Grey’s Psychology

Nick Grey & The Random Orchestra
You’re Mine Again

Masculinity – when not expressed in violence – can be a ridiculous thing; infinitely more so when affected, and especially when accompanied by pretensions of sensuality. Without a strong sense of irony, how could one take seriously so many songwriters? Appropriately self-deflating figures such as Bowie, Bonnie Prince Billy and Serge Gainsbourg find berth in the variegated pop montage of Nick Grey’s latest album, You’re Mine Again, which lands with equal measures of sincerity and self-deprecation, and while this doesn’t quite elevate Grey to the level of his muses, at least shows him to be of suitably similar sentiments. And while very much the product of a fertile and exploratory mind, Grey’s semi-pastiche efforts convey a convincing over-identification with the different aspects of thwarted masculinity, in a manner that practically passes through the other side of its own theatricality.

The explicit intention of You’re Mine Again is to explore the many states of agitation – such as paranoia, anger and denial  – induced by romantic attachments, and their relativity to an idealised (and perhaps mistreated) partner, in a subdued, ‘80s sounding vein of soulful chanson. I’ve elected not to take his lyrics at face value, but rather to see this smouldering artist persona as tongue-in-cheek, notorious episodes being the scarf, bread and shoe-less narrator exuding corny delight at having someone to share his twin bed in ‘Heart Of The Glacier’ – with its Gainsbourg fixation played out in slithering bass and breathy, dispassionate tones – and the ‘oh-oh-oh-oh-ohh’-overwrought lyricism of the title track, which comes across like Chris Morris lampooning the Britpop act of the day.

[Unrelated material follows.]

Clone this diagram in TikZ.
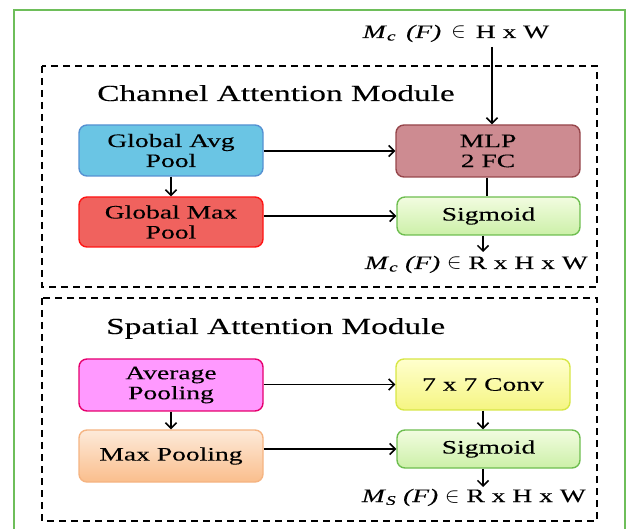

Reservations aside, Grey has assembled a crack team of musicians to breathe life into his specifications, making every song a revelation in the form, each linked to the next by a slightly forced sanguinity, which verges as close to the siren-call of a lonely soul as it does self-defeat. And in contrast to Grey’s self-defined torpidity, the pop sentiments that flavour each track are many and varied, from the electro-pop longing of ‘My Love Affair With Might’ to the sun-baked southern twang and drawl of ‘Death Of The Dogman’ whose narrator is still living with his mother. Perhaps the most striking contrast resides in forlorn finisher, ‘Enchantée’, with French vocals delegated to Sarah Maison, whose counterpoint character serves as a token of the overwhelming and distant femininity Grey’s knickers are so in a twist about. So while he does play the literary lover-man role with less finesse than Nick Cave, Grey does at least do so without overt self-regard, making these songs increasingly seductive with each listen.